### EXERCISE MATERIALS:

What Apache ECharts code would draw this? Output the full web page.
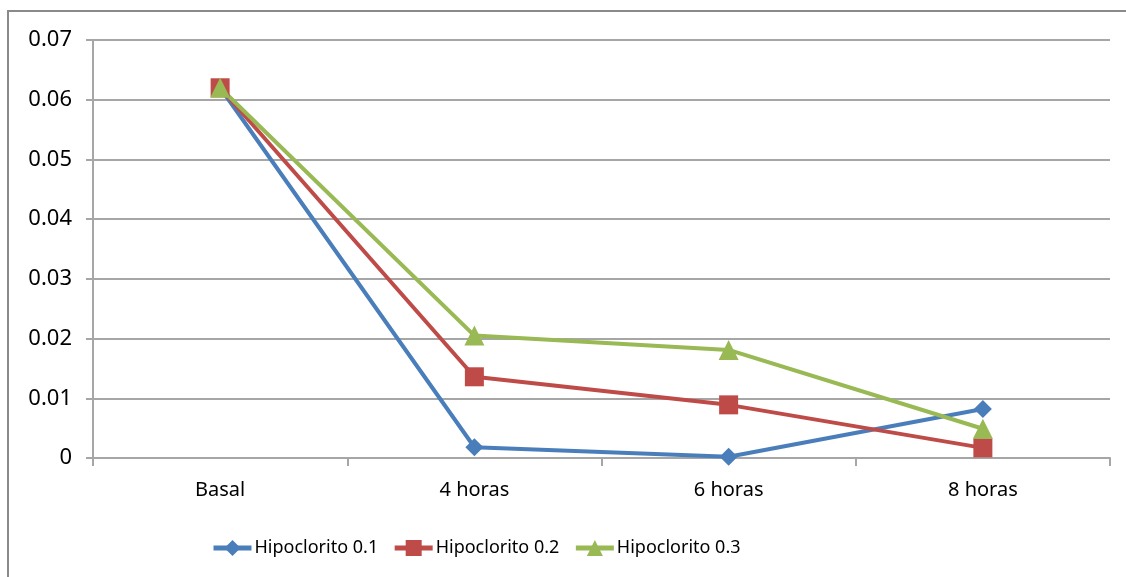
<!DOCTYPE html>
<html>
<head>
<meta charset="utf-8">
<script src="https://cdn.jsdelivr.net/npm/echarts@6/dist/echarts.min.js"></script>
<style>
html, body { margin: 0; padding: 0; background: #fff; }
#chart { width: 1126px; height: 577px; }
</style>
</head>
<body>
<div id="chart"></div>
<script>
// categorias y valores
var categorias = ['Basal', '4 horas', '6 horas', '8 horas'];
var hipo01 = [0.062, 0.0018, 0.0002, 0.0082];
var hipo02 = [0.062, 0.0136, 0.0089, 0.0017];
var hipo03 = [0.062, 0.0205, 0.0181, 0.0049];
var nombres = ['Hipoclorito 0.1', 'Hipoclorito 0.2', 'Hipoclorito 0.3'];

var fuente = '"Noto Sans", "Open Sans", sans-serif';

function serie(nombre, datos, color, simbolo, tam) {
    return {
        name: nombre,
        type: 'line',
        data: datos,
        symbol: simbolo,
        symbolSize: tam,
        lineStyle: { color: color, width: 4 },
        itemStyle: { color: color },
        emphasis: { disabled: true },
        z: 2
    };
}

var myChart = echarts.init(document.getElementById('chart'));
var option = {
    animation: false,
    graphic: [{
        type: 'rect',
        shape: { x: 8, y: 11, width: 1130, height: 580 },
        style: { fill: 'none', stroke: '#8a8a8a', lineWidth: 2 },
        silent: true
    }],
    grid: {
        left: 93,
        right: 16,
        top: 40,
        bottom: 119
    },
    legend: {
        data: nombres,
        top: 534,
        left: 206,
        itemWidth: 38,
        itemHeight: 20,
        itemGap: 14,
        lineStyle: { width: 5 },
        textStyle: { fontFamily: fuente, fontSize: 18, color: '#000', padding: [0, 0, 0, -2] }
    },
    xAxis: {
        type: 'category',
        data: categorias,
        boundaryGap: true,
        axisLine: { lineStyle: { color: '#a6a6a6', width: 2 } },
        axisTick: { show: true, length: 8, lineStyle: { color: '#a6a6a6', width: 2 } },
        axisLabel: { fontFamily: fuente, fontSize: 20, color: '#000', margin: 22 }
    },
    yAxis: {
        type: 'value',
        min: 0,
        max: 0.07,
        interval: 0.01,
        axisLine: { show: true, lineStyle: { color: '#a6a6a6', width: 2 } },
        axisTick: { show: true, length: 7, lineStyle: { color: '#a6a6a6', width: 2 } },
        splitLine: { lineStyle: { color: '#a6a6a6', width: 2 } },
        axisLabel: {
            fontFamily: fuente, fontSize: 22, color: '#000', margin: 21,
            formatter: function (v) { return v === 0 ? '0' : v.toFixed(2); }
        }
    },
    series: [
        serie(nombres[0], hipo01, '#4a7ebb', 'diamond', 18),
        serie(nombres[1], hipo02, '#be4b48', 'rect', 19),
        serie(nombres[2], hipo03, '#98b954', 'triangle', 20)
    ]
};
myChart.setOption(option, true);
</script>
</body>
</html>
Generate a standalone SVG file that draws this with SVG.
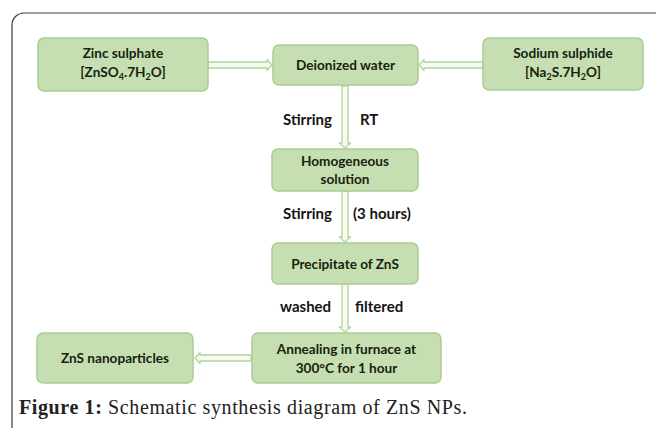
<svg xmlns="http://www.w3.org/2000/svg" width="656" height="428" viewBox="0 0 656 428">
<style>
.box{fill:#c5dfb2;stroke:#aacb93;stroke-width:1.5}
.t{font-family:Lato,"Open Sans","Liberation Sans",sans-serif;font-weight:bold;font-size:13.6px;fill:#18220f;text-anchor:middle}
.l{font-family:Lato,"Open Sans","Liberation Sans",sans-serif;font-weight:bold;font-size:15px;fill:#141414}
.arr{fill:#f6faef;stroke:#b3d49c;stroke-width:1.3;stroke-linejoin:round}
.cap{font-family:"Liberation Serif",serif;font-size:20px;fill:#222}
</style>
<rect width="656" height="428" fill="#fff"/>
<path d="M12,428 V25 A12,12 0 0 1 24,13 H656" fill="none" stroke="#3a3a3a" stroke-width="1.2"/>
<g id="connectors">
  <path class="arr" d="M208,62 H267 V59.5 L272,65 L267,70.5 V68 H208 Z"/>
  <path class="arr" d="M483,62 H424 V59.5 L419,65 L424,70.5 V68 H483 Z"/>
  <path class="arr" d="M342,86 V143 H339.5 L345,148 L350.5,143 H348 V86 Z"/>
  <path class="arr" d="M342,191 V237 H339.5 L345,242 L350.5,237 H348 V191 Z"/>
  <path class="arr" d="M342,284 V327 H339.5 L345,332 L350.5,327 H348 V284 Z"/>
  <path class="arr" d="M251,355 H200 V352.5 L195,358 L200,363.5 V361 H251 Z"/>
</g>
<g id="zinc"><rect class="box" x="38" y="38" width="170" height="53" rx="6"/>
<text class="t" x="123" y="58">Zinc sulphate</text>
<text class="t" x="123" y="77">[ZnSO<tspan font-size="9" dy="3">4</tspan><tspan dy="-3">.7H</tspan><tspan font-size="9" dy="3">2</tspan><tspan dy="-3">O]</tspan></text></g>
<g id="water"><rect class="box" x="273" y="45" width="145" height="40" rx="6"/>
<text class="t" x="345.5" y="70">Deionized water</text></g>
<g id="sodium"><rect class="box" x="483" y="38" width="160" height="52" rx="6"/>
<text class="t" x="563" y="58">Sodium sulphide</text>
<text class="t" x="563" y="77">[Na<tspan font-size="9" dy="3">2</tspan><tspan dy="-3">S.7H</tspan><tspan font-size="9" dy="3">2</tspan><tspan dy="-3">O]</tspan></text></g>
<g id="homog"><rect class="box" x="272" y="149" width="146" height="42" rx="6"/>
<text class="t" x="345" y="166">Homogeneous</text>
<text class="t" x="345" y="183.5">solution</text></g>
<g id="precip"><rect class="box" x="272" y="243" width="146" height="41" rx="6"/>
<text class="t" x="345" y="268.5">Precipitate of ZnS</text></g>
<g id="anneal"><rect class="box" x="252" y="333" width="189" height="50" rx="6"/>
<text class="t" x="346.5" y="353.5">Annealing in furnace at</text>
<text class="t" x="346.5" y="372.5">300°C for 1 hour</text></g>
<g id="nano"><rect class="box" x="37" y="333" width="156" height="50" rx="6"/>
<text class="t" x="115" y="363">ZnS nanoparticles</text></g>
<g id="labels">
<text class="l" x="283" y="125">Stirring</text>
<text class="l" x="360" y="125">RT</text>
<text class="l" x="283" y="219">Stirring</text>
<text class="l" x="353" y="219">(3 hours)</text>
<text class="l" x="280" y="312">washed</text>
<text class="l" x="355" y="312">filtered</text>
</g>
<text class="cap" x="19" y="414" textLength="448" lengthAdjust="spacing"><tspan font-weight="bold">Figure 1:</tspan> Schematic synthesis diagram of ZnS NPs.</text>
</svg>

### SHORT PROBLEM:
Show the lines of the material that contain the word "this".

### EXPECTED ANSWER:
What Apache ECharts code would draw this? Output the full web page.
Generate a standalone SVG file that draws this with SVG.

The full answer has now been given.